My motivation was low, and my self-confidence was shrinking more and more by the day. I had applied to every journalism and nonprofit job in New Orleans that I was qualified for and nothing came from it. But just last week I decided to email a really, really powerful person in New Orleans when it comes to homelessness. I have been in a few meetings with her, but never actually spoke to her directly. But I decided, what the heck, there's nothing to lose. So I sent her an overly friendly email, reminding her who I was, and asked her if she knew of any job openings. Alas, she forwarded my email to the director of Travelers Aid with a simple, "Cat meet so-and-so, and vice versa."  That was on Friday. An interview was set for Monday. I was offered the job on Tuesday. It all seemed surreal. For months I had been busting my  ass to get a job... could the process really have been this easy? Apparently yes. My references raved about me and other people in the Continuum told her I would be a great employee. So my instigating and networking finally payed off.

Now, for the job. The Veterans Administration in New Orleans is opening a new drop-in center for homeless people. Basically, this is a place where homeless people can go, without an appointment, to receive services. They can get their laundry done, get help with employment, etc. My job is a case worker with the crisis intervention team of Travelers Aid. Basically, homeless people and people at risk of becoming homeless come in to the center without an appointment, tell me their story, I evaluate what they need and what will A) prevent their homelessness, or B) get them out of homelessness. This could entail getting them into our employment program to help them get a job, referring them to agencies with rental assistance, etc.
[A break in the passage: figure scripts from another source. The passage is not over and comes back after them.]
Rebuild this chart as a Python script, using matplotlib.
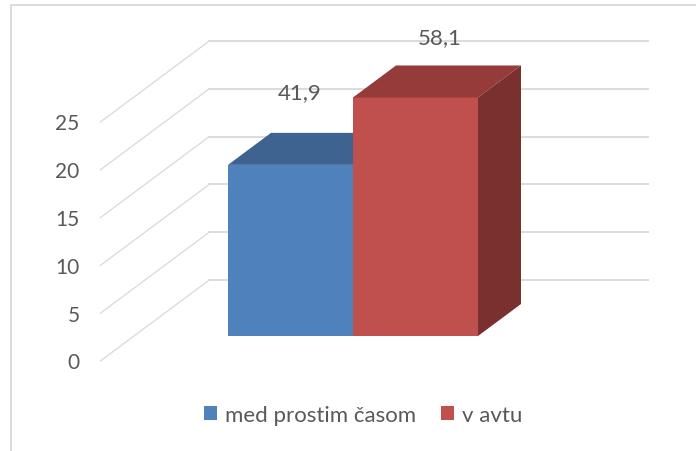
import matplotlib
matplotlib.use('Agg')
import matplotlib.pyplot as plt
from matplotlib.lines import Line2D
from matplotlib.patches import Polygon

plt.rcParams['font.family'] = ['Lato', 'DejaVu Sans']

# data, bar heights (labels are typed by hand in the original)
series = ['med prostim časom', 'v avtu']
heights = [17.9, 24.95]
value_labels = ['41,9', '58,1']
y_ticks = [0, 5, 10, 15, 20, 25]

colors = ['#4F81BD', '#C0504D']
top_colors = ['#3E6390', '#953B39']
side_color = '#7A302E'
grid_color = '#DCDCDC'
text_color = '#595959'

# pixel scale of the oblique view
W, H = 696, 452
px_x = 125.0   # one category unit
px_y = 9.56    # one value unit
x0_px, y0_px = 228, 337
ddx = 43 / px_x   # shift for one bar depth
ddy = 32 / px_y

floor_front = -0.78
wall_back = 1.75
wall_left = -0.752
wall_right = 2.76


def proj(x, y, d):
    return x + d * ddx, y + d * ddy


fig = plt.figure(figsize=(W / 100, H / 100), dpi=100)
ax = fig.add_axes([0, 0, 1, 1])
ax.set_xlim(-x0_px / px_x, (W - x0_px) / px_x)
ax.set_ylim((y0_px - H) / px_y, y0_px / px_y)
ax.axis('off')

# outer frame, only top and left show
fig.add_artist(Line2D([10.5 / W, 10.5 / W, 1], [0, 1 - 5.5 / H, 1 - 5.5 / H],
                      color='#D9D9D9', lw=1.3))

# gridlines
for t in y_ticks:
    a = proj(wall_left, t, floor_front)
    b = proj(wall_left, t, wall_back)
    c = proj(wall_right, t, wall_back)
    ax.plot([a[0], b[0]], [a[1], b[1]], color=grid_color, lw=1.0, zorder=1)
    ax.plot([b[0], c[0]], [b[1], c[1]], color=grid_color, lw=1.4, zorder=1)
    ax.annotate(str(t), a, xytext=(-21 * 0.72, -1.0), textcoords='offset points',
                ha='right', va='center', fontsize=15, color=text_color)

# bars
fronts = ax.bar([0.5, 1.5], heights, width=1.0, color=colors, zorder=3, label='_')
for i, h in enumerate(heights):
    l, r = i, i + 1
    top = [proj(l, h, 0), proj(r, h, 0), proj(r, h, 1), proj(l, h, 1)]
    ax.add_patch(Polygon(top, closed=True, fc=top_colors[i], ec='none', zorder=2 + i))
side_h = heights[1]
side = [proj(2, 0, 0), proj(2, side_h, 0), proj(2, side_h, 1), proj(2, 0, 1)]
ax.add_patch(Polygon(side, closed=True, fc=side_color, ec='none', zorder=3))

# value labels sit where they were dragged to in the original
label_shift = [(9.5, 41), (24.5, 28)]
for i, h in enumerate(heights):
    dx, dy = label_shift[i]
    ax.annotate(value_labels[i], (i + 0.5, h), xytext=(dx * 0.72, (dy + 32) * 0.72),
                textcoords='offset points', ha='center', va='center',
                fontsize=16, color=text_color, zorder=5)

leg = ax.legend(fronts.patches, series, loc='center', bbox_to_anchor=(363 / W, 1 - 416 / H),
                ncol=2, frameon=False, fontsize=16, labelcolor=text_color,
                handlelength=0.6, handleheight=0.63, handletextpad=0.35,
                columnspacing=1.1)

fig.savefig('out.png', dpi=100)
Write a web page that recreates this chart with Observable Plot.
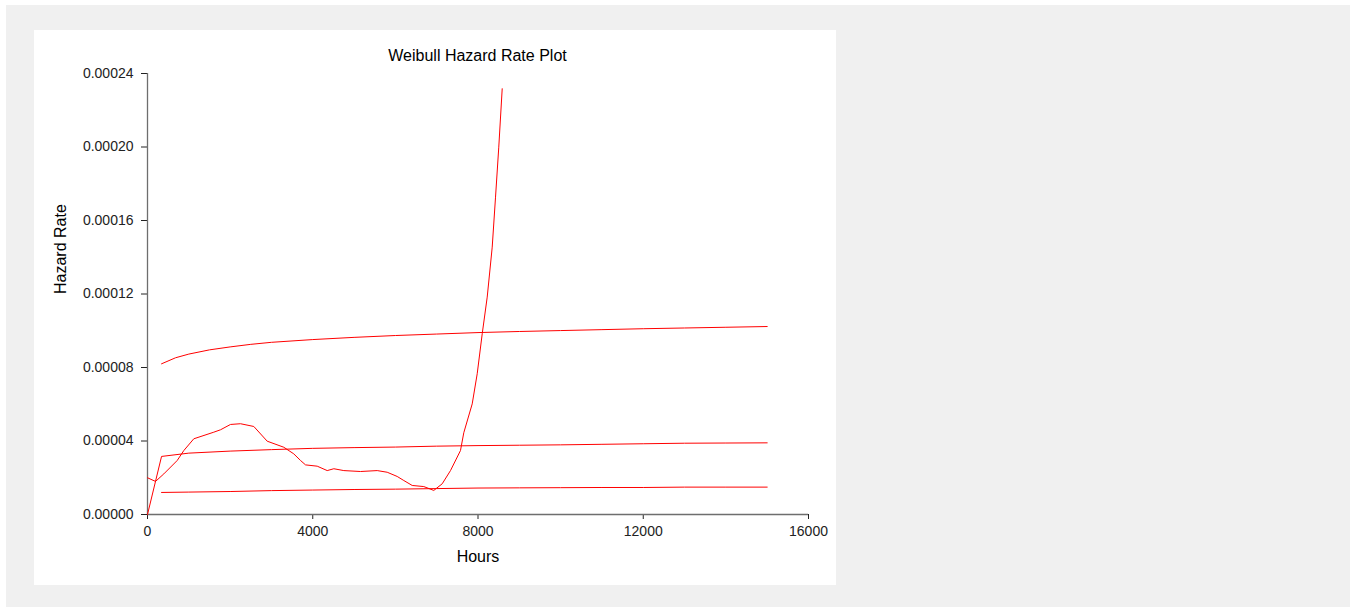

I'm super excited because I'm going to get client interaction everyday. I am so grateful for what my current agency has done for me by training me and networking me and sculpting me into a respected social worker (without a social work degree), however I was missing the direct service aspect that I longed for. Now I get to experience that on a daily basis. I'll get to be doing what I love while earning an actual salary and benefits. I. am. blessed.

Thanks everyone for supporting me this year, especially my parents (who were there to offer me much needed love and financial support), my sister (who is my rock and although she is slightly insane, she has a way of keeping me sane), and my boyfriend (who has mastered the "tough love" technique and has taught me that sucking it up and dealing with things is a lot more efficient than sulking).

I'm so looking forward to this blog turning into something that I've always wanted it to be: filled with stories of the beautiful people of New Orleans, homeless and not homeless. Character and charisma are about to fill the blog posts to come and I hope you'll continue reading.